The risk of legal uncertainty caused by outright deregulation of all these provisions is great and it would be unworkable simply to sweep such legislation aside. Others have argued that a simple repeal of the European Communities Act would not be effective and it doesn’t seem plausible that the future development of employment law would be decided on a binary distinction between what is rooted in national law and what came from the EU. Surely a political review would be based on the substance of the legal protections and the merits thereof. Even if a binary approach was to be considered, the process of identifying what is an EU provision and what is a national one is complicated by the interrelationship of national and EU law. Some nation laws (such as those dealing with race discrimination or disability discrimination) preceded EU level regulation but were later modified as a result of the development of EU law. Moreover normative approaches to employment regulation have been shaped by soft legal mechanisms that promote policy coordination and exchange at EU level (for example through the European Employment Strategy). Whatever approach is taken, the key point is that exit from the EU may open these rights up to scrutiny.

The ways in which Brexit could impact on the national level regulation is certainly not straightforward but that is not to say that there would be no impact at all. In his analysis of the impact of Brexit on annual and parental leave, employment lawyer Philip Landau concluded that “Although the rules emanated from the EU, it would be politically unthinkable for the government to reduce these allowances.”. So what would be ‘politically thinkable’? Ford argues that it would be naïve to assume that any of the rights listed above would be immune from repeal. Our view is that a government with a deregulatory agenda can make important changes to employment law that are far reaching yet subtle, even where whole-sale deregulation would be politically unworkable.

To illustrate the above point let’s to look at the changes that were made in the area of unfair dismissal under the previous government. The law of unfair dismissal is a major employment right in the UK and, as a national provision of employment law, was open to scrutiny under the ‘Employment Law Review’ and the ‘Red tape challenge’. Even with the Coalition Government’s expressly deregulatory agenda it would have been politically unthinkable to repeal (or to use the words of Adrian Beecroft “do away with”) it. Nevertheless taken together, several of the changes made to unfair dismissal law have major implications for its practical effect. Firstly the legal coverage of the right contracted when the qualifying period was increased from one to two years, then the actual coverage of the right was curtailed by the introduction on employment tribunal fees and the categorisation of unfair dismissal as a ‘type B claim’ which attracts the higher level of fee (issue fee: £250, hearing fee: £950 total £1200) making it harder for low-earners to contemplate enforcing their right. Finally with the introduction of a new approach to settlement agreements important procedural aspects of a fair dismissal can be circumvented. Taken together these changes have far reaching implications for the relevance of this right in the work place.

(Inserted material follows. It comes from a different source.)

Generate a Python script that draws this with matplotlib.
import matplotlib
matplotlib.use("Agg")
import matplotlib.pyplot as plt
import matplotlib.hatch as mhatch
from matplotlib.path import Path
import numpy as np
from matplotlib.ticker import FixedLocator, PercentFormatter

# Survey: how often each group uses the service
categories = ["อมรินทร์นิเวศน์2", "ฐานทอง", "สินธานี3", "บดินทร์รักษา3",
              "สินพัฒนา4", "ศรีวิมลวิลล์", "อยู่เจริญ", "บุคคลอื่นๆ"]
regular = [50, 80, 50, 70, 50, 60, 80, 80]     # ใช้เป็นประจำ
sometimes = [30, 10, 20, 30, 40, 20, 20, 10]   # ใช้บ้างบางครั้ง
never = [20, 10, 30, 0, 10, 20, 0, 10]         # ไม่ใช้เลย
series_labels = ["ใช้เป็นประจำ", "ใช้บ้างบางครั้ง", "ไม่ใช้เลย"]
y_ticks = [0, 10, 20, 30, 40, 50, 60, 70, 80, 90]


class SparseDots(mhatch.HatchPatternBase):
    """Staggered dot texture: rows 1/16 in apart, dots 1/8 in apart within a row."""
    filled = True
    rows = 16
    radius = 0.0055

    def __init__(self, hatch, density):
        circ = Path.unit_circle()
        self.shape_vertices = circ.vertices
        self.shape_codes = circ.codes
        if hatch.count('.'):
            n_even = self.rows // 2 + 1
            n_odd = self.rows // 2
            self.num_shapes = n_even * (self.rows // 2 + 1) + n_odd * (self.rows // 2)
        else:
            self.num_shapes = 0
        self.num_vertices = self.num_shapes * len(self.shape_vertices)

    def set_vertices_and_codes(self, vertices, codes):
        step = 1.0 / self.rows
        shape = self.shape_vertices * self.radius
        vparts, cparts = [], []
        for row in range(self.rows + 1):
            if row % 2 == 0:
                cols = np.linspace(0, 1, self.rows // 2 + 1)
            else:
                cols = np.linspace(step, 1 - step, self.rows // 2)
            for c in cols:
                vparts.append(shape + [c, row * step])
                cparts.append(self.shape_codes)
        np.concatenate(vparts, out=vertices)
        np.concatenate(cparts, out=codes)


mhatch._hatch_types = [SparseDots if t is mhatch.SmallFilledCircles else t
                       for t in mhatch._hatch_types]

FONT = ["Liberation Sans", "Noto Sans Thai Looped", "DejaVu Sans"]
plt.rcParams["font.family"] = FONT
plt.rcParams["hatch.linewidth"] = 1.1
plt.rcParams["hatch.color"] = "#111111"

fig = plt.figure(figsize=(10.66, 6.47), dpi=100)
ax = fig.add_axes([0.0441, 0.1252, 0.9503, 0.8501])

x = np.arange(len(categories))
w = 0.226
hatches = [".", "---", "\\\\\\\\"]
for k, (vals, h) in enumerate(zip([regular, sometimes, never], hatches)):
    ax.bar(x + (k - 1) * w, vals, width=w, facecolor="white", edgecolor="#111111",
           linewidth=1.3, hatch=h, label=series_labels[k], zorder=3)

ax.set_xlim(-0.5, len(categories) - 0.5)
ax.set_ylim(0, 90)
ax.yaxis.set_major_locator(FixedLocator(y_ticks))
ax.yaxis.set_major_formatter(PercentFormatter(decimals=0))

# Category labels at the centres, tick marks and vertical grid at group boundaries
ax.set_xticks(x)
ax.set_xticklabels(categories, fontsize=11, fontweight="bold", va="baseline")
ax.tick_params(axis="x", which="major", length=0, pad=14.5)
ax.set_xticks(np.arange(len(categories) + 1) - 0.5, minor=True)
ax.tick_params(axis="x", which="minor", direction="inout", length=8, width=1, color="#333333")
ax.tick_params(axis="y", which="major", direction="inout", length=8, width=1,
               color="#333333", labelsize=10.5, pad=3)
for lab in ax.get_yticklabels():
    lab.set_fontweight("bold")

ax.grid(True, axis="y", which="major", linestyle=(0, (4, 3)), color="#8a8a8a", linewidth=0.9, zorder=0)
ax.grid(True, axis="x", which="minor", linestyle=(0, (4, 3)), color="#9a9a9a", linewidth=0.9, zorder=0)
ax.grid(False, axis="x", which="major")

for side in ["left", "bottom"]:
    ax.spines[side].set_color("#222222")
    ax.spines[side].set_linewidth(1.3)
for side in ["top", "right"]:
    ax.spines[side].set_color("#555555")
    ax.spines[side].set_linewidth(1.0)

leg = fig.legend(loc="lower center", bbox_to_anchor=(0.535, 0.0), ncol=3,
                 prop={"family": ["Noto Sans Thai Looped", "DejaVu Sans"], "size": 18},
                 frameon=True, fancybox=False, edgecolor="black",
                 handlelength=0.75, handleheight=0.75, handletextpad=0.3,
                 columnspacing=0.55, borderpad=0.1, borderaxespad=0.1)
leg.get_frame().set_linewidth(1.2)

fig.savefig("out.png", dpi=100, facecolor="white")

This section could not tackle precisely how Brexit would impact on national employment law (much is unknown), nevertheless what it is clear is that the exposure of the extensive range of rights now guaranteed through membership to EU law to political reappraisal would open up the possibility of deregulation. It should be bourn in mind that where a government has a deregulatory agenda it may be politically possible to radically reduce the protection afforded by such key rights even where wholesale repeal is ‘unthinkable’.

 workers blue collar

Trade unions and Brexit

Although amongst UK trade unions, opinion is divided as to the benefits of leaving the EU, the leaderships of UK unions are, in the main, in agreement that although the EU requires reform, the benefits of staying in, outweigh those of exit. Unions argue that, although at the EU’s political heart there is a growing allegiance to business and, through the strictures of its financial institutions, a commitment to deflation, the idea that outside the EU lies a world that is not increasingly in thrall to the needs of finance capital is, nevertheless, a curious one. At its core, the left debate on Brexit centres on a fundamental question: will, European capitalism be weakened or strengthened by Brexit? A crucial question that flows from this analysis, is that workers’ rights and their ability to enforce these, will be either strengthened (Brexiters) or weakened (Stayers).

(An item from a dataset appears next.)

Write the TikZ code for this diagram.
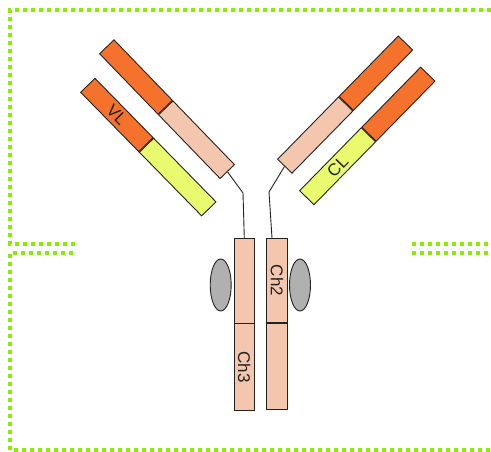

The two largest UK unions Unite and Unison, will be urging their member to vote to remain in the EU. That Brexit would not be in the interests of their members. They cite the noises coming out of Conservative Central Office that following Brexit, and a lurch to the right, health and safety regulations will be diluted and the labour market made more flexible. Dave Prentis, General Secretary of Unison believes it is an illusion that the public sector will be better served by Brexit. The Tories already pushing ahead with marketization will be emboldened. He also calls for unions to work solidaristically within the EU with unions and social movements transnationally for progressive reform of the EU rather: an international labour solidarity to match that of business.

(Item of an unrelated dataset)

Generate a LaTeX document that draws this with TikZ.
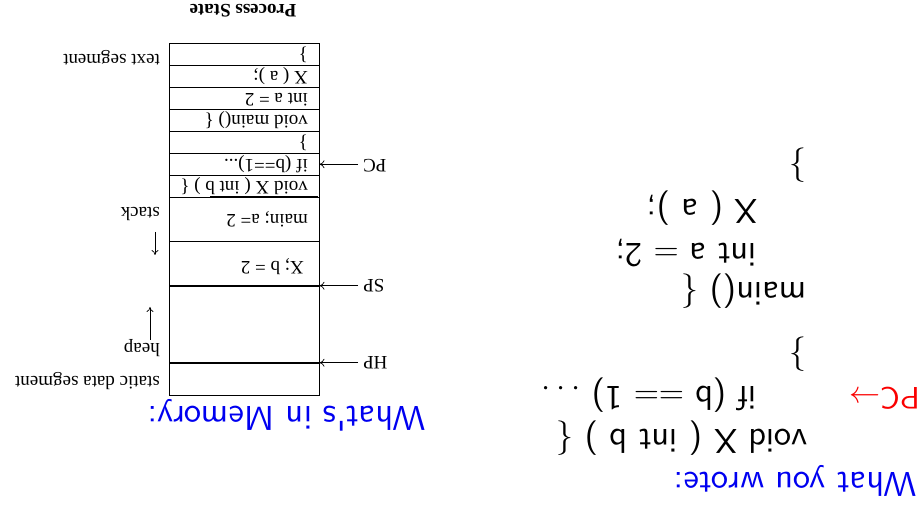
\RequirePackage{fix-cm}
\documentclass[tikz,border=0pt]{standalone}
\usepackage{fontspec}
\usetikzlibrary{arrows.meta}
\newfontfamily\tms{Liberation Serif}
\newfontfamily\csans{lmsans10-regular.otf}
\definecolor{tblue}{RGB}{0,0,240}
\definecolor{tred}{RGB}{250,0,0}
\begin{document}
\begin{tikzpicture}[x=1pt,y=1pt,
  mem/.style={font=\tms\fontsize{19}{21}\selectfont, anchor=base west, inner sep=0pt},
  memb/.style={font=\tms\bfseries\fontsize{19}{21}\selectfont, anchor=base, inner sep=0pt},
  lbl/.style={font=\tms\fontsize{19}{21}\selectfont, anchor=base west, inner sep=0pt},
  ptrl/.style={font=\tms\fontsize{19}{21}\selectfont, anchor=base east, inner sep=0pt},
  code/.style={font=\csans\fontsize{34.5}{40}\selectfont, anchor=base west, inner sep=0pt},
  ttl/.style={code, text=tblue},
  boxl/.style={line width=0.9pt},
  heavy/.style={line width=2pt},
  ptr/.style={line width=0.7pt, -{To[length=5pt,width=8pt]}},
  growarrow/.style={line width=0.7pt, -{To[length=5pt,width=7pt]}}]
\useasboundingbox (0,0) rectangle (924,506);
\begin{scope}[rotate around={180:(462,253)}, transform shape]
  % ---------- left: source code ----------
  \node[ttl] (wrote) at (7,473) {What you wrote:};
  \node[code] (c1) at (116,430) {void X ( int b ) $\{$};
  \node[code, font=\csans\fontsize{31}{36}\selectfont, text=tred] (pcred) at (4,388) {PC$\rightarrow$};
  \node[code] (c2) at (167,387) {if (b $==$ 1) $\ldots$};
  \node[code] (c3) at (117,346) {$\}$};
  \node[code] (c4) at (117,283) {main() $\{$};
  \node[code] (c5) at (167,244) {int a $=$ 2;};
  \node[code] (c6) at (166,200) {X ( a );};
  \node[code] (c7) at (117,157) {$\}$};
  % ---------- right: memory ----------
  \node[ttl] (mem) at (498,407) {What's in Memory:};
  \draw[boxl] (605,43.3) rectangle (755,395.3);
  \foreach \yy in {65.3,87.3,109.3,131.3,153.3,175.3,197.3,241.5}
    \draw[boxl] (605,\yy) -- (755,\yy);
  \draw[heavy] (606,197.3) -- (714,197.3);
  \draw[heavy] (605,285.7) -- (755,285.7);
  \draw[heavy] (605,362.7) -- (755,362.7);
  \node[mem] (r1) at (616,181.5) {void X ( int b ) \{};
  \node[mem] (r2) at (616,159.5) {if (b==1)...};
  \node[mem] (r3) at (616,137.5) {\}};
  \node[mem] (r4) at (616,115.5) {void main() \{};
  \node[mem] (r5) at (616,93.5) {int a = 2};
  \node[mem] (r6) at (616,71.5) {X ( a );};
  \node[mem] (r7) at (616,49.5) {\}};
  \node[mem] (s1) at (616,215) {main; a= 2};
  \node[mem] (s2) at (620,261.7) {X; b = 2};
  % segment labels
  \node[lbl] (ltext) at (764,54.5) {text segment};
  \node[lbl] (lstack) at (764,208) {stack};
  \node[lbl] (lheap) at (764,344) {heap};
  \node[lbl] (lstatic) at (764,376.5) {static data segment};
  \coordinate (st0) at (769,232);
  \coordinate (st1) at (769,255);
  \draw[growarrow] (st0) -- (st1);
  \coordinate (hp0) at (774,340);
  \coordinate (hp1) at (774,307);
  \draw[growarrow] (hp0) -- (hp1);
  % pointers
  \node[ptrl] (pc) at (561,160) {PC};
  \node[ptrl] (sp) at (561,280) {SP};
  \node[ptrl] (hp) at (561,356.7) {HP};
  \coordinate (pcA) at (566,164.3);
  \coordinate (pcB) at (604.5,164.3);
  \coordinate (spA) at (566,285.7);
  \coordinate (spB) at (604.5,285.7);
  \coordinate (hpA) at (566,362.7);
  \coordinate (hpB) at (604.5,362.7);
  \draw[ptr] (pcA) -- (pcB);
  \draw[ptr] (spA) -- (spB);
  \draw[ptr] (hpA) -- (hpB);
  % title
  \node[memb] (ps) at (681,5) {Process State};
\end{scope}
\end{tikzpicture}
\end{document}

The Executive Committee of Unite, the UKs largest manufacturing union, whilst calling for reform of the social dimension of the EU, is again urging members to vote against Brexit. A major concern for Unite is that a major contraction of UK manufacturing industry with its relatively high wages, skills and R&D spend, will accompany Brexit. A further concern for Unite is the impact of Brexit on the ability of the UK to negotiate trades deals that benefit workers. The bargaining influence of a trade block of 500 million people far exceeds that of a single country. The example of the steel industry is illuminating. Whilst there are problems with some aspects of EU policy, for example the opposition of the UK government to strengthening Trade Deference Agreements, the ability of the EU to negotiate as if was a single country is the only bulwark against annihilation of the UK steel industry. To sum up the impact of Brexit on workers rights and living standards is of course unknown but rests on assumptions made at two (connected) levels. One level is ideological, the other pragmatic. It might be argued that unions are adopting a largely pragmatic line.

Conclusions

To conclude, we may consider these sets of reflections as a general invite to endorse a less nationalistic stance to an essentially non-national issue such as the question of belonging or not to a regional political and economic community (and for some one with relative progressive social ambitions, for others more contradictory) such as the EU. Even more the above reflections may help shifting the gaze so to consider the impact of a potential exit of Britain from the EU from the point of view of the labour conditions and social protections not only of ‘nationed labour’ but for all moving workers, including the many Britons currently working and living in other EU member states. A further and critical step would be to look at the potential for alternative labour organising responses to the questions of the social effects of free movement of labour, and what staying in the EU may offer in terms of promoting a transnational labour solidarity that matches that of business.